— Written exercise —
Using the listing below, copy every line that mentions "React".
#####
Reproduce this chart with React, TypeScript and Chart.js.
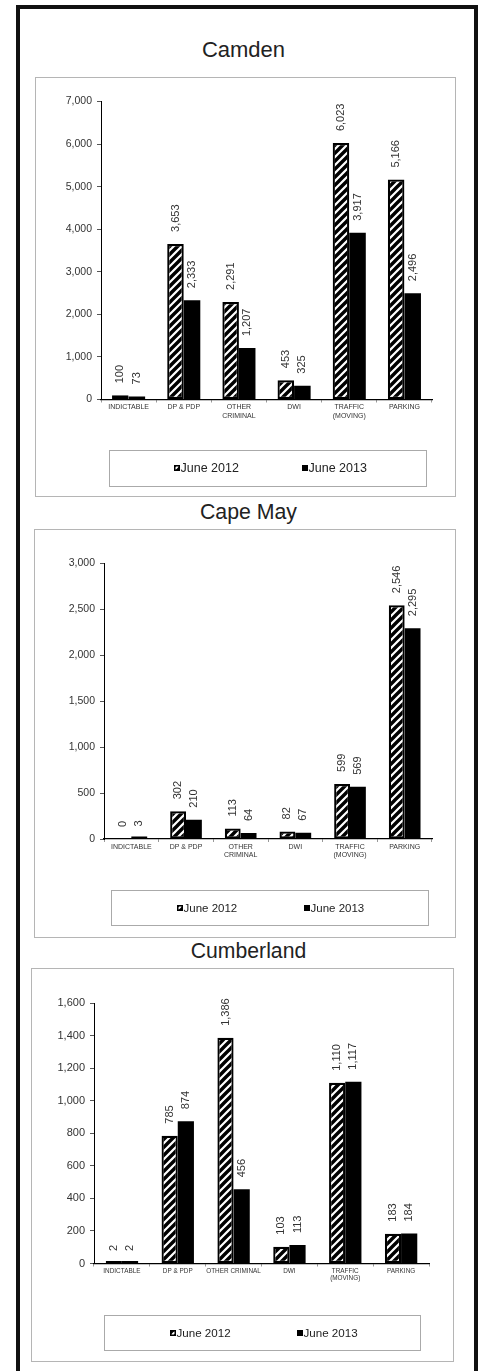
import React, { useEffect, useRef } from "react";
import { Chart, registerables } from "chart.js";

Chart.register(...registerables);

const FONT = "'Liberation Sans', Arial, Helvetica, sans-serif";
Chart.defaults.font.family = FONT;

// ---------- data ----------
const seriesNames = ["June 2012", "June 2013"];
const categoriesTwoLine = ["INDICTABLE", "DP & PDP", ["OTHER", "CRIMINAL"], "DWI", ["TRAFFIC", "(MOVING)"], "PARKING"];
const categoriesOneLine = ["INDICTABLE", "DP & PDP", "OTHER CRIMINAL", "DWI", ["TRAFFIC", "(MOVING)"], "PARKING"];

const camden2012 = [100, 3653, 2291, 453, 6023, 5166];
const camden2013 = [73, 2333, 1207, 325, 3917, 2496];
const capeMay2012 = [0, 302, 113, 82, 599, 2546];
const capeMay2013 = [3, 210, 64, 67, 569, 2295];
const cumberland2012 = [2, 785, 1386, 103, 1110, 183];
const cumberland2013 = [2, 874, 456, 113, 1117, 184];

const camdenAxis = [0, 7000, 1000]; // min, max, step
const capeMayAxis = [0, 3000, 500];
const cumberlandAxis = [0, 1600, 200];

// ---------- layout (page pixel coordinates) ----------
const panels = [
  {
    title: "Camden", titleSize: 22, titleCx: 243.5, titleCy: 49.5,
    box: { l: 35, t: 77, r: 455, b: 496 },
    axisX: 101, xRight: 432, yTopPx: 101.5, yZeroPx: 399.5,
    axis: camdenAxis, labels: categoriesTwoLine, a: camden2012, b: camden2013,
    catPct: 0.6, tickSize: 10.5, catSize: 7, valSize: 11,
    legend: { l: 109, t: 450, r: 426, b: 486, cy: 468, size: 12.5, items: [174, 302] },
  },
  {
    title: "Cape May", titleSize: 21.3, titleCx: 248.5, titleCy: 512.7,
    box: { l: 34, t: 529, r: 455, b: 937 },
    axisX: 104, xRight: 432, yTopPx: 563.5, yZeroPx: 839,
    axis: capeMayAxis, labels: categoriesTwoLine, a: capeMay2012, b: capeMay2013,
    catPct: 0.58, tickSize: 10.5, catSize: 7, valSize: 11,
    legend: { l: 111, t: 890, r: 428, b: 925, cy: 908, size: 11.5, items: [177, 304] },
  },
  {
    title: "Cumberland", titleSize: 21.2, titleCx: 248.5, titleCy: 950.5,
    box: { l: 31, t: 968, r: 453, b: 1361 },
    axisX: 94, xRight: 429, yTopPx: 1003, yZeroPx: 1263.5,
    axis: cumberlandAxis, labels: categoriesOneLine, a: cumberland2012, b: cumberland2013,
    catPct: 0.58, tickSize: 11, catSize: 6.4, valSize: 11,
    legend: { l: 104, t: 1315, r: 420, b: 1350, cy: 1333, size: 11.6, items: [170, 297] },
  },
];

// ---------- plugins ----------
const barValuesPlugin = {
  id: "barValues",
  afterDatasetsDraw(chart: any, _args: any, opts: any) {
    const ctx = chart.ctx;
    ctx.save();
    ctx.font = `${opts.size}px ${FONT}`;
    ctx.fillStyle = opts.color;
    ctx.textAlign = "left";
    ctx.textBaseline = "middle";
    chart.data.datasets.forEach((ds: any, di: number) => {
      const meta = chart.getDatasetMeta(di);
      meta.data.forEach((el: any, i: number) => {
        const v = Number(ds.data[i]);
        const { x, base } = el.getProps(["x", "base"], true);
        const y = chart.scales.y.getPixelForValue(v);
        ctx.save();
        ctx.translate(x, Math.min(y, base) - opts.gap);
        ctx.rotate(-Math.PI / 2);
        ctx.fillText(v.toLocaleString("en-US"), 0, 0);
        ctx.restore();
      });
    });
    ctx.restore();
  },
};

const boxLegendPlugin = {
  id: "boxLegend",
  afterDraw(chart: any, _args: any, opts: any) {
    const ctx = chart.ctx;
    ctx.save();
    ctx.strokeStyle = opts.borderColor;
    ctx.lineWidth = 1;
    ctx.strokeRect(Math.round(opts.x) + 0.5, Math.round(opts.y) + 0.5, Math.round(opts.w), Math.round(opts.h));
    ctx.font = `${opts.size}px ${FONT}`;
    ctx.textBaseline = "middle";
    ctx.textAlign = "left";
    const s = opts.marker;
    chart.data.datasets.forEach((ds: any, i: number) => {
      const mx = opts.items[i];
      const my = opts.cy - s / 2;
      ctx.fillStyle = ds.backgroundColor;
      ctx.fillRect(mx, my, s, s);
      if (ds.borderWidth) {
        ctx.strokeStyle = "#000";
        ctx.lineWidth = 1.5;
        ctx.strokeRect(mx + 0.75, my + 0.75, s - 1.5, s - 1.5);
      }
      ctx.fillStyle = opts.color;
      ctx.fillText(ds.label, mx + s + 0.5, opts.cy + 0.5);
    });
    ctx.restore();
  },
};

function makeHatch(): HTMLCanvasElement {
  const tile = document.createElement("canvas");
  tile.width = 8;
  tile.height = 8;
  const tc = tile.getContext("2d")!;
  tc.fillStyle = "#fff";
  tc.fillRect(0, 0, 8, 8);
  tc.strokeStyle = "#000";
  tc.lineWidth = 3.4;
  tc.beginPath();
  tc.moveTo(-2, 10); tc.lineTo(10, -2);
  tc.moveTo(-2, 2); tc.lineTo(2, -2);
  tc.moveTo(6, 10); tc.lineTo(10, 6);
  tc.stroke();
  return tile;
}

function Panel({ p }: { p: any }) {
  const ref = useRef<HTMLCanvasElement>(null);
  const w = p.box.r - p.box.l + 1;
  const h = p.box.b - p.box.t + 1;
  useEffect(() => {
    const canvas = ref.current!;
    const pattern = canvas.getContext("2d")!.createPattern(makeHatch(), "repeat");
    const XH = 30;
    const padTop = p.yTopPx - p.box.t;
    const padRight = w - (p.xRight - p.box.l);
    const padBottom = h - (p.yZeroPx - p.box.t) - XH;
    const chart = new Chart(canvas, {
      type: "bar",
      data: {
        labels: p.labels,
        datasets: [
          {
            label: seriesNames[0], data: p.a, backgroundColor: pattern as any,
            borderColor: "#000", borderWidth: 2.2, borderSkipped: false,
            categoryPercentage: p.catPct, barPercentage: 1,
            minBarLength: p.a.includes(0) ? 0 : 2.5,
          },
          {
            label: seriesNames[1], data: p.b, backgroundColor: "#000",
            borderWidth: 0, categoryPercentage: p.catPct, barPercentage: 1,
            minBarLength: p.b.includes(0) ? 0 : 2.5,
          },
        ],
      },
      options: {
        animation: false,
        responsive: false,
        maintainAspectRatio: false,
        devicePixelRatio: 1,
        events: [],
        layout: { padding: { left: 0, top: padTop, right: padRight, bottom: padBottom } },
        scales: {
          x: {
            grid: { drawOnChartArea: false, drawTicks: true, tickLength: 3, color: "#999", offset: true },
            border: { display: true, color: "#000", width: 1.2 },
            ticks: {
              font: { size: p.catSize, lineHeight: 1.15 }, color: "#333", padding: 1,
              maxRotation: 0, minRotation: 0, autoSkip: false,
            },
            afterFit: (s: any) => { s.height = XH; },
          },
          y: {
            min: p.axis[0], max: p.axis[1],
            ticks: {
              stepSize: p.axis[2],
              callback: (v: any) => Number(v).toLocaleString("en-US"),
              font: { size: p.tickSize }, color: "#333", padding: 5,
            },
            grid: { drawOnChartArea: false, drawTicks: true, tickLength: 4, color: "#555" },
            border: { display: true, color: "#000", width: 1 },
            afterFit: (s: any) => { s.width = p.axisX - p.box.l; },
          },
        },
        plugins: {
          legend: { display: false },
          tooltip: { enabled: false },
          title: { display: false },
          barValues: { size: p.valSize, color: "#333", gap: 12 },
          boxLegend: {
            x: p.legend.l - p.box.l, y: p.legend.t - p.box.t,
            w: p.legend.r - p.legend.l, h: p.legend.b - p.legend.t,
            cy: p.legend.cy - p.box.t, size: p.legend.size, color: "#222",
            borderColor: "#aaa", marker: 6,
            items: p.legend.items.map((x: number) => x - p.box.l),
          },
        } as any,
      },
      plugins: [barValuesPlugin, boxLegendPlugin],
    });
    return () => chart.destroy();
  }, []);

  return (
    <>
      <div
        style={{
          position: "absolute", left: p.titleCx - 150, width: 300,
          top: p.titleCy - p.titleSize / 2, height: p.titleSize,
          fontSize: p.titleSize, lineHeight: `${p.titleSize}px`, fontFamily: FONT,
          textAlign: "center", color: "#222", whiteSpace: "nowrap",
        }}
      >
        {p.title}
      </div>
      <div
        style={{
          position: "absolute", left: p.box.l, top: p.box.t, width: w, height: h,
          border: "1px solid #b5b5b5", boxSizing: "border-box",
        }}
      />
      <canvas
        ref={ref}
        width={w}
        height={h}
        style={{ position: "absolute", left: p.box.l, top: p.box.t, width: w, height: h }}
      />
    </>
  );
}

export default function App() {
  return (
    <div style={{ position: "absolute", left: 0, top: 0, width: 478, height: 1371, background: "#fff", overflow: "hidden" }}>
      <div
        style={{
          position: "absolute", left: 16, top: 5, width: 462, height: 1400,
          border: "4px solid #111", boxSizing: "border-box",
        }}
      />
      {panels.map((p) => (
        <Panel key={p.title} p={p} />
      ))}
    </div>
  );
}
#####
— Answer for the task —
Reproduce this chart with React, TypeScript and Chart.js.
import React, { useEffect, useRef } from "react";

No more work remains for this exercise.